* Exercise prompt: Reproduce each line of the material exactly, minus any picture.

----

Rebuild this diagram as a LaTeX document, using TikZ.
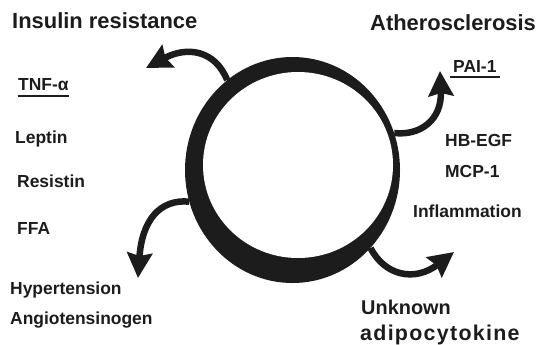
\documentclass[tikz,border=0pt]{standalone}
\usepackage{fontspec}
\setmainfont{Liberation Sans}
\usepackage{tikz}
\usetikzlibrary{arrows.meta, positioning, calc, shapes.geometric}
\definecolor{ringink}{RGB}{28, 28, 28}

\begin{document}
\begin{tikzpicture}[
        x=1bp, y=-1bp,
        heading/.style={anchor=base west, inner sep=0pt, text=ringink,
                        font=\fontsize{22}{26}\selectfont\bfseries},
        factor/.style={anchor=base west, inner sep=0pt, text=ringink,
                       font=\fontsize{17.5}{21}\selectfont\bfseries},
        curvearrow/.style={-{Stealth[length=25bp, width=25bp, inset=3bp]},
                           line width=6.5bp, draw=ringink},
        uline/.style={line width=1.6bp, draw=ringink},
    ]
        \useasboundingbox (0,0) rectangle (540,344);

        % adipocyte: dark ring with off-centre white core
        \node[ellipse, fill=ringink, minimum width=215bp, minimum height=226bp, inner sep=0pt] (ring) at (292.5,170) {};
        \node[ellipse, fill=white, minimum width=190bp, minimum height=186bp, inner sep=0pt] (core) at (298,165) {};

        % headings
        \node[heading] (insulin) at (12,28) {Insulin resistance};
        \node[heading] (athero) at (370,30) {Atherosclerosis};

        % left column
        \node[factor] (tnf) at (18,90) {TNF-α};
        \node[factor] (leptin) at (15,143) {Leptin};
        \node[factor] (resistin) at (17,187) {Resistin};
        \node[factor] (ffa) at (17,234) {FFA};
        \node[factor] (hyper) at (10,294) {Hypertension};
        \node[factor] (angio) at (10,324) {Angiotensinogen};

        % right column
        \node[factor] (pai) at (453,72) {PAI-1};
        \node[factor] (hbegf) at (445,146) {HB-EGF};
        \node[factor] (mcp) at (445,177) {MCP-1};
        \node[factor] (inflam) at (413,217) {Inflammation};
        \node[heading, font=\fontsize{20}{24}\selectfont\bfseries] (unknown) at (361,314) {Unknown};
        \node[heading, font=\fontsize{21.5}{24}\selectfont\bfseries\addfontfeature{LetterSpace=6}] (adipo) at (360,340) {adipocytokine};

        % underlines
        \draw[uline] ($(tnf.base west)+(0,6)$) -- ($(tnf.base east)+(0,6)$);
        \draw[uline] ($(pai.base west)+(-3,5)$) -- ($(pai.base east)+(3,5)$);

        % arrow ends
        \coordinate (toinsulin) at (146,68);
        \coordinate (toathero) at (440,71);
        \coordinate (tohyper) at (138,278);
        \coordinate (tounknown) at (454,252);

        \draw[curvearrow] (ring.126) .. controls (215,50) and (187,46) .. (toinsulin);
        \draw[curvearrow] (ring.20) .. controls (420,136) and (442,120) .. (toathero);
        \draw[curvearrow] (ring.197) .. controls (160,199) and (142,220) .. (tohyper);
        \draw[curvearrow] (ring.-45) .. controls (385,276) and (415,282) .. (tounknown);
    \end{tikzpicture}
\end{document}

----

* Solution for this problem:
Rebuild this diagram as a LaTeX document, using TikZ.
\documentclass[tikz,border=0pt]{standalone}
\usepackage{fontspec}
\setmainfont{Liberation Sans}
\usepackage{tikz}
\usetikzlibrary{arrows.meta, positioning, calc, shapes.geometric}
\definecolor{ringink}{RGB}{28, 28, 28}

\begin{document}
\begin{tikzpicture}[
        x=1bp, y=-1bp,
        heading/.style={anchor=base west, inner sep=0pt, text=ringink,
                        font=\fontsize{22}{26}\selectfont\bfseries},
        factor/.style={anchor=base west, inner sep=0pt, text=ringink,
                       font=\fontsize{17.5}{21}\selectfont\bfseries},
        curvearrow/.style={-{Stealth[length=25bp, width=25bp, inset=3bp]},
                           line width=6.5bp, draw=ringink},
        uline/.style={line width=1.6bp, draw=ringink},
    ]
        \useasboundingbox (0,0) rectangle (540,344);

        % adipocyte: dark ring with off-centre white core
        \node[ellipse, fill=ringink, minimum width=215bp, minimum height=226bp, inner sep=0pt] (ring) at (292.5,170) {};
        \node[ellipse, fill=white, minimum width=190bp, minimum height=186bp, inner sep=0pt] (core) at (298,165) {};

        % headings
        \node[heading] (insulin) at (12,28) {Insulin resistance};
        \node[heading] (athero) at (370,30) {Atherosclerosis};

        % left column
        \node[factor] (tnf) at (18,90) {TNF-α};
        \node[factor] (leptin) at (15,143) {Leptin};
        \node[factor] (resistin) at (17,187) {Resistin};
        \node[factor] (ffa) at (17,234) {FFA};
        \node[factor] (hyper) at (10,294) {Hypertension};
        \node[factor] (angio) at (10,324) {Angiotensinogen};

        % right column
        \node[factor] (pai) at (453,72) {PAI-1};
        \node[factor] (hbegf) at (445,146) {HB-EGF};
        \node[factor] (mcp) at (445,177) {MCP-1};
        \node[factor] (inflam) at (413,217) {Inflammation};
        \node[heading, font=\fontsize{20}{24}\selectfont\bfseries] (unknown) at (361,314) {Unknown};
        \node[heading, font=\fontsize{21.5}{24}\selectfont\bfseries\addfontfeature{LetterSpace=6}] (adipo) at (360,340) {adipocytokine};

        % underlines
        \draw[uline] ($(tnf.base west)+(0,6)$) -- ($(tnf.base east)+(0,6)$);
        \draw[uline] ($(pai.base west)+(-3,5)$) -- ($(pai.base east)+(3,5)$);

        % arrow ends
        \coordinate (toinsulin) at (146,68);
        \coordinate (toathero) at (440,71);
        \coordinate (tohyper) at (138,278);
        \coordinate (tounknown) at (454,252);

        \draw[curvearrow] (ring.126) .. controls (215,50) and (187,46) .. (toinsulin);
        \draw[curvearrow] (ring.20) .. controls (420,136) and (442,120) .. (toathero);
        \draw[curvearrow] (ring.197) .. controls (160,199) and (142,220) .. (tohyper);
        \draw[curvearrow] (ring.-45) .. controls (385,276) and (415,282) .. (tounknown);
    \end{tikzpicture}
\end{document}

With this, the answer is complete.